The new economy and Global liquidity?

The new economy in America, is build on mass distribution technology, flexible labor structure, and modern business management technology (Refocus and re-engineering). The theory is demand side economy is all the economy, and that is obsolescense and replacement. The supply side is the production and service capacity which we build. Not goverment spending. The welfare system the government provided is the foundation of a minimum economy. Then capitalism system can build upon that bare existance economy.

Without the safety net provided by governments, the global economy can not perform seamlessly. Famine and poor, peace can not exist. Revolutions started in the 18-19th century, just to get better livelihoods. So, why should it be different today?

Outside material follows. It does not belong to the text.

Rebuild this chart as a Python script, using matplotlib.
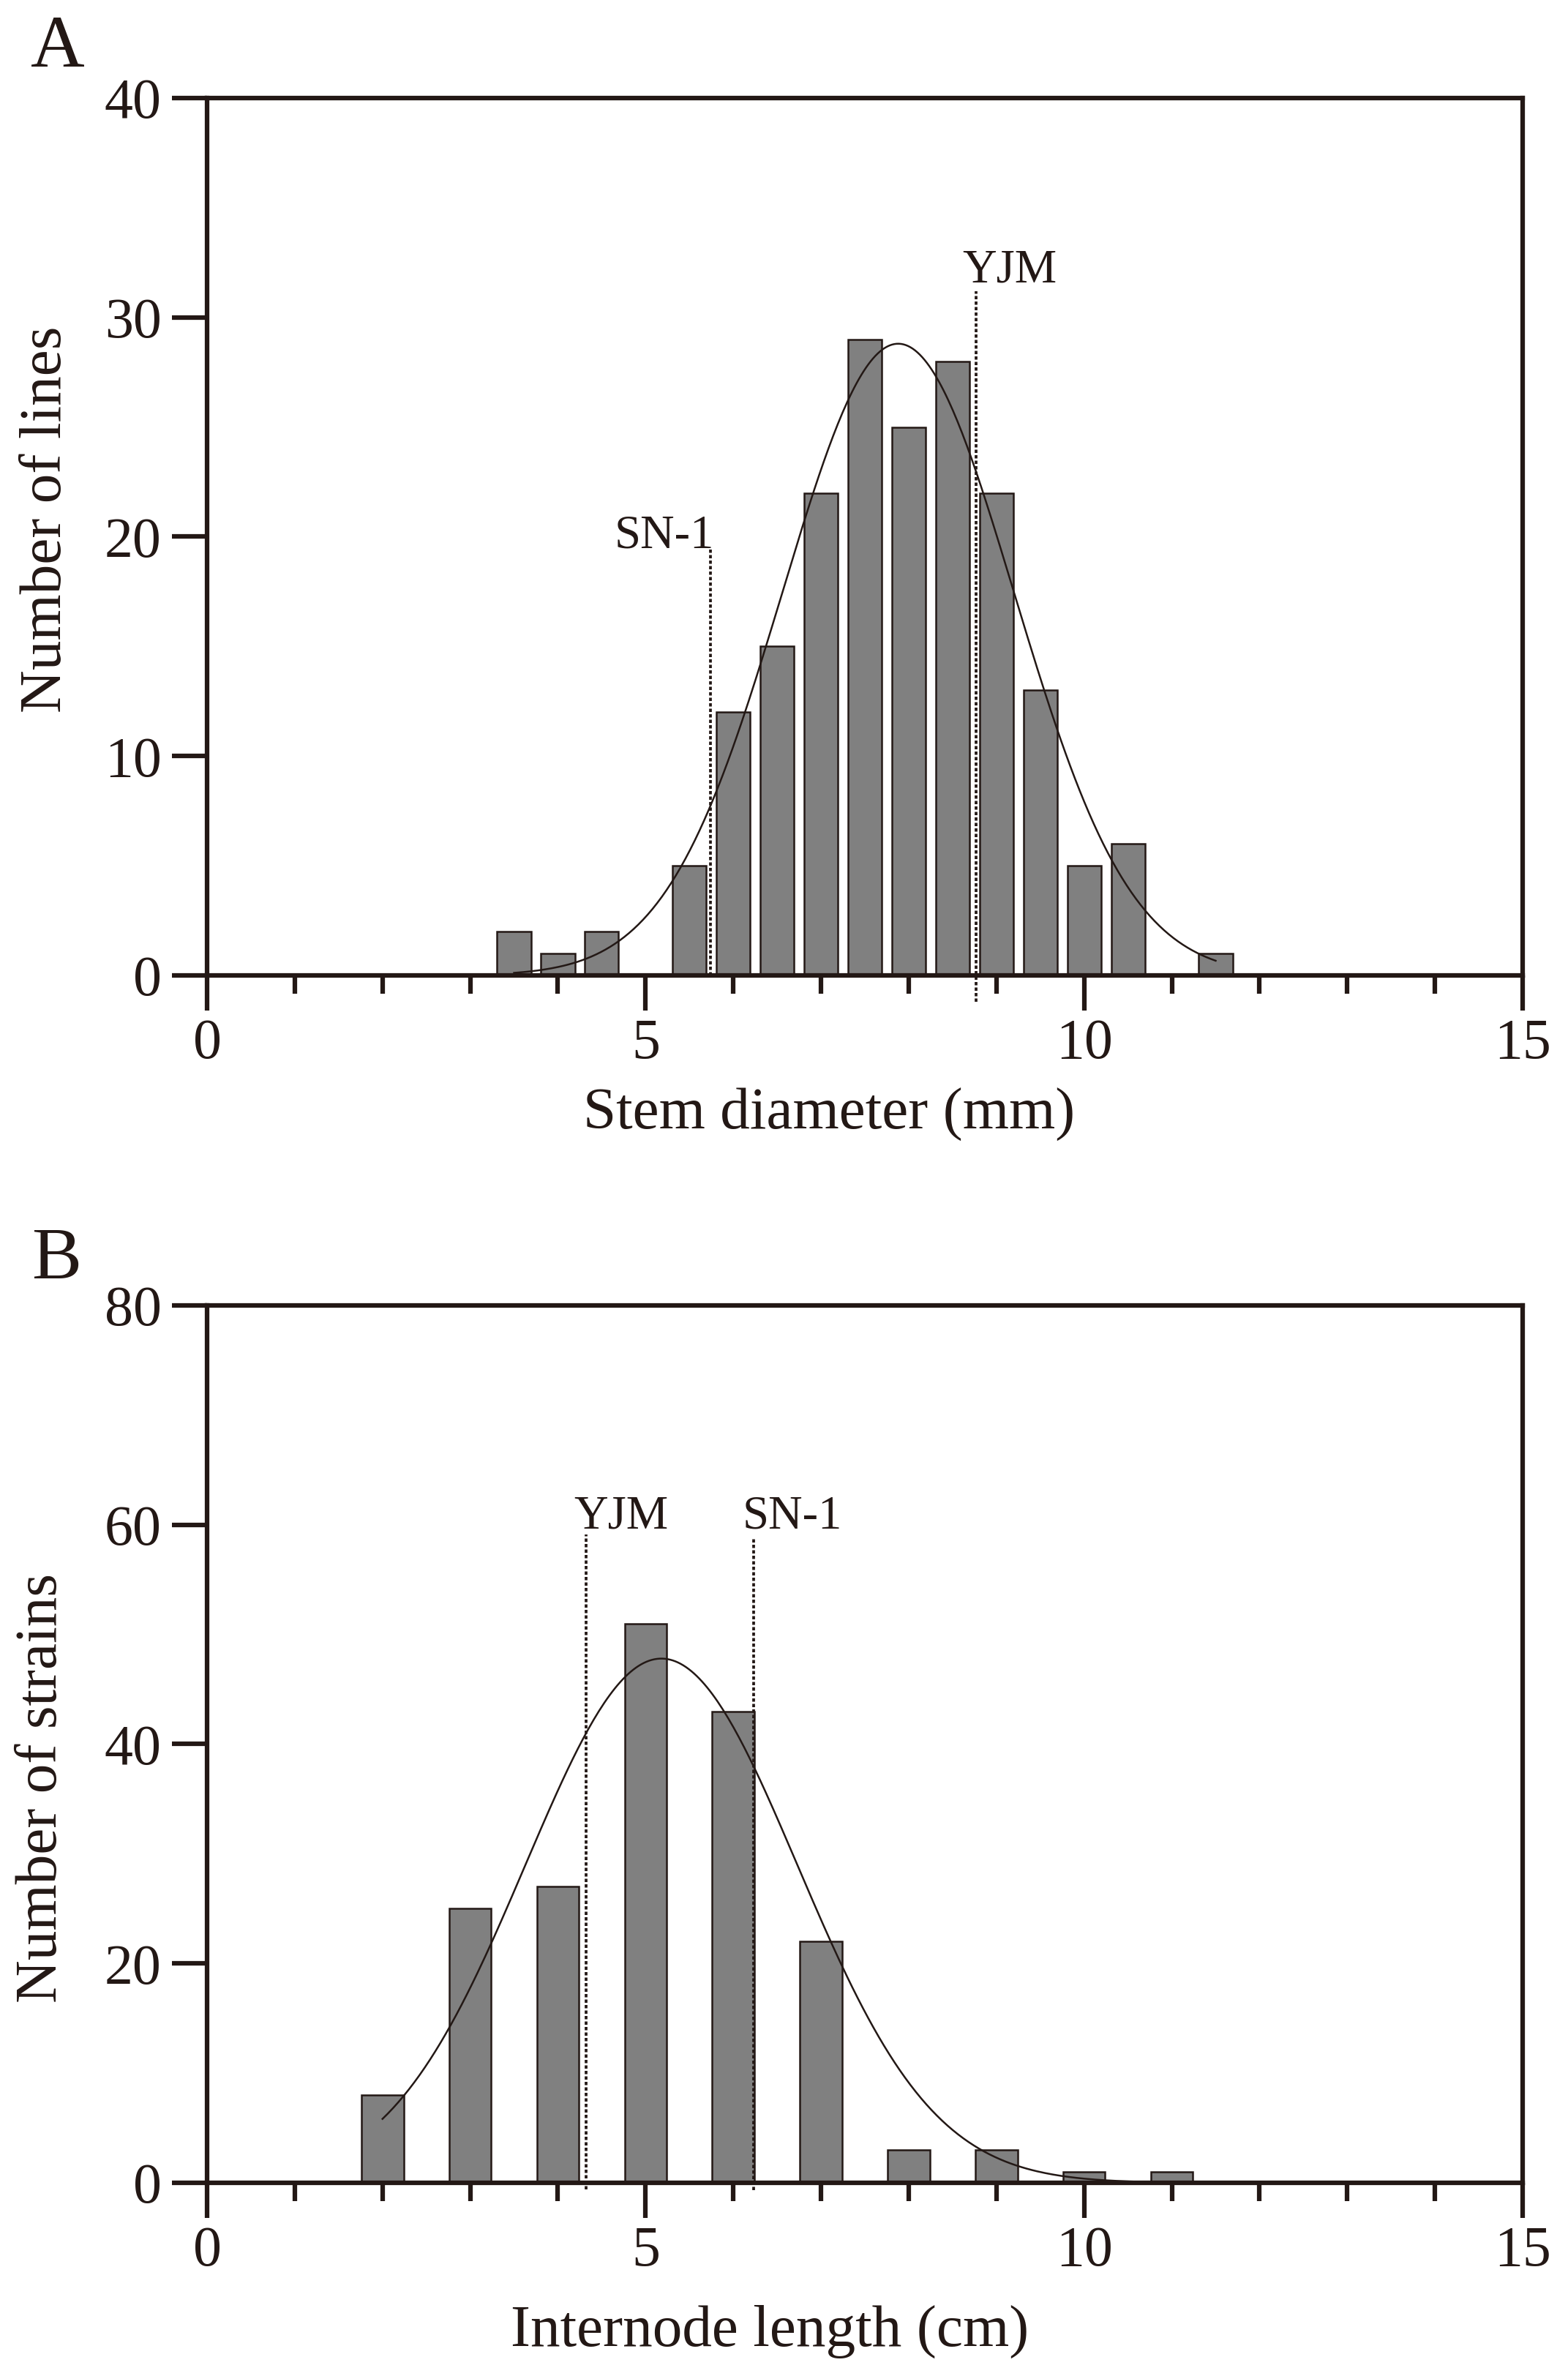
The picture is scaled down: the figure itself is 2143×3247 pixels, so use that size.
import numpy as np
import matplotlib
matplotlib.use("Agg")
import matplotlib.pyplot as plt
from matplotlib.ticker import MultipleLocator

plt.rcParams["font.family"] = ["Liberation Serif", "DejaVu Serif"]

INK = "#231815"
BAR = "#808080"

# Panel A: stem diameter histogram
stem_bins = [3.5, 4.0, 4.5, 5.5, 6.0, 6.5, 7.0, 7.5, 8.0, 8.5, 9.0, 9.5, 10.0, 10.5, 11.5]
stem_counts = [2, 1, 2, 5, 12, 15, 22, 29, 25, 28, 22, 13, 5, 6, 1]
stem_fit = {"mean": 7.88, "sd": 1.32, "peak": 28.8, "start": 3.5, "end": 11.5}
stem_marks = {"SN-1": 5.74, "YJM": 8.77}

# Panel B: internode length histogram
node_bins = [2, 3, 4, 5, 6, 7, 8, 9, 10, 11]
node_counts = [8, 25, 27, 51, 43, 22, 3, 3, 1, 1]
node_fit = {"mean": 5.18, "sd": 1.55, "peak": 47.8, "start": 2.0, "end": 11.0}
node_marks = {"YJM": 4.32, "SN-1": 6.23}


def gauss_curve(fit):
    x = np.linspace(fit["start"], fit["end"], 300)
    y = fit["peak"] * np.exp(-((x - fit["mean"]) ** 2) / (2 * fit["sd"] ** 2))
    return x, y


def style_axes(ax, ymax, ystep):
    ax.set_xlim(0, 15)
    ax.set_ylim(0, ymax)
    ax.xaxis.set_major_locator(MultipleLocator(5))
    ax.xaxis.set_minor_locator(MultipleLocator(1))
    ax.yaxis.set_major_locator(MultipleLocator(ystep))
    for sp in ax.spines.values():
        sp.set_linewidth(1.5)
        sp.set_color(INK)
    ax.tick_params(which="major", direction="out", length=11.5, width=1.5,
                   color=INK, labelcolor=INK, labelsize=18.7)
    ax.tick_params(axis="x", which="major", pad=2.5)
    ax.tick_params(axis="y", which="major", pad=3.5)
    ax.tick_params(axis="x", which="minor", direction="out", length=6, width=1.5, color=INK)


fig = plt.figure(figsize=(2143 / 300, 3247 / 300), dpi=300)

# ---- A ----
ax1 = fig.add_axes([0.13206, 0.58947, 0.83901, 0.36926])
ax1.bar(stem_bins, stem_counts, width=0.385, color=BAR, edgecolor=INK, linewidth=0.6, zorder=2)
cx, cy = gauss_curve(stem_fit)
ax1.plot(cx, cy, color=INK, lw=0.6, zorder=3)
ax1.vlines(stem_marks["SN-1"], 0, 19.4, colors=INK, linestyles=(0, (1.2, 0.8)), lw=0.9, zorder=4, clip_on=False)
ax1.vlines(stem_marks["YJM"], -1.2, 31.2, colors=INK, linestyles=(0, (1.2, 0.8)), lw=0.9, zorder=4, clip_on=False)
ax1.text(5.78, 19.5, "SN-1", ha="right", va="baseline", fontsize=15.5, color=INK)
ax1.text(8.61, 31.6, "YJM", ha="left", va="baseline", fontsize=15.5, color=INK)
style_axes(ax1, 40, 10)
ax1.set_xlabel("Stem diameter (mm)", fontsize=19.5, color=INK)
ax1.set_ylabel("Number of lines", fontsize=19.5, color=INK)
ax1.xaxis.set_label_coords(0.473, -0.128)
ax1.yaxis.set_label_coords(-0.102, 0.52)
fig.text(42 / 2143, 1 - 91 / 3247, "A", fontsize=24.5, color=INK, ha="left", va="baseline")

# ---- B ----
ax2 = fig.add_axes([0.13206, 0.08131, 0.83901, 0.36926])
ax2.bar(node_bins, node_counts, width=0.48, color=BAR, edgecolor=INK, linewidth=0.6, zorder=2)
cx, cy = gauss_curve(node_fit)
ax2.plot(cx, cy, color=INK, lw=0.6, zorder=3)
ax2.vlines(node_marks["YJM"], -0.6, 59.1, colors=INK, linestyles=(0, (1.2, 0.8)), lw=0.9, zorder=4, clip_on=False)
ax2.vlines(node_marks["SN-1"], -0.7, 58.8, colors=INK, linestyles=(0, (1.2, 0.8)), lw=0.9, zorder=4, clip_on=False)
ax2.text(4.18, 59.7, "YJM", ha="left", va="baseline", fontsize=15.5, color=INK)
ax2.text(6.10, 59.7, "SN-1", ha="left", va="baseline", fontsize=15.5, color=INK)
style_axes(ax2, 80, 20)
ax2.set_xlabel("Internode length (cm)", fontsize=19.5, color=INK)
ax2.set_ylabel("Number of strains", fontsize=19.5, color=INK)
ax2.xaxis.set_label_coords(0.428, -0.139)
ax2.yaxis.set_label_coords(-0.105, 0.45)
fig.text(43 / 2143, 1 - 1748 / 3247, "B", fontsize=24.5, color=INK, ha="left", va="baseline")

fig.savefig("out.png", dpi=300)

We now have more experience, in providing for people who at one time or another, fell in bad times. But, looking around the world, you see government of a dictator nature still uninformed. They still try to wipe out hunger with guns. They could, but who wants to be the last man on earth, without the society to provide the neccessities of life. Man can not live on an island alone. We depend on each other.

Global liquidity has been changed to money wired here and there at any instance. Control on the borders of each country is not effective any more. One day money pours in, the next day money can all be withdrawn. How can any one be safe? Self sufficiency! If liquidity is sufficient inside your own border, then, small portion of money flowing in and out is no big deal.

How do countries cotrol liquidity, steady currency exchange rates. Fluctuation invite people to gamble with your currency, and can cause an inbalance. Interest rates often were thought to be a liquidity control factor, by attracting foreign investors. In reality, interest rate attraction soon becomes ineffective, because investors seldomly have surplus liquidity. If they do, they are fickle. Next interest rate change will get all those surplus money. England has been raising interest rates to attract investors, so far they kept on repeating interest rate increases and only got bad results for their economy. The sin of high costs of money will show up, sooner than a year or two.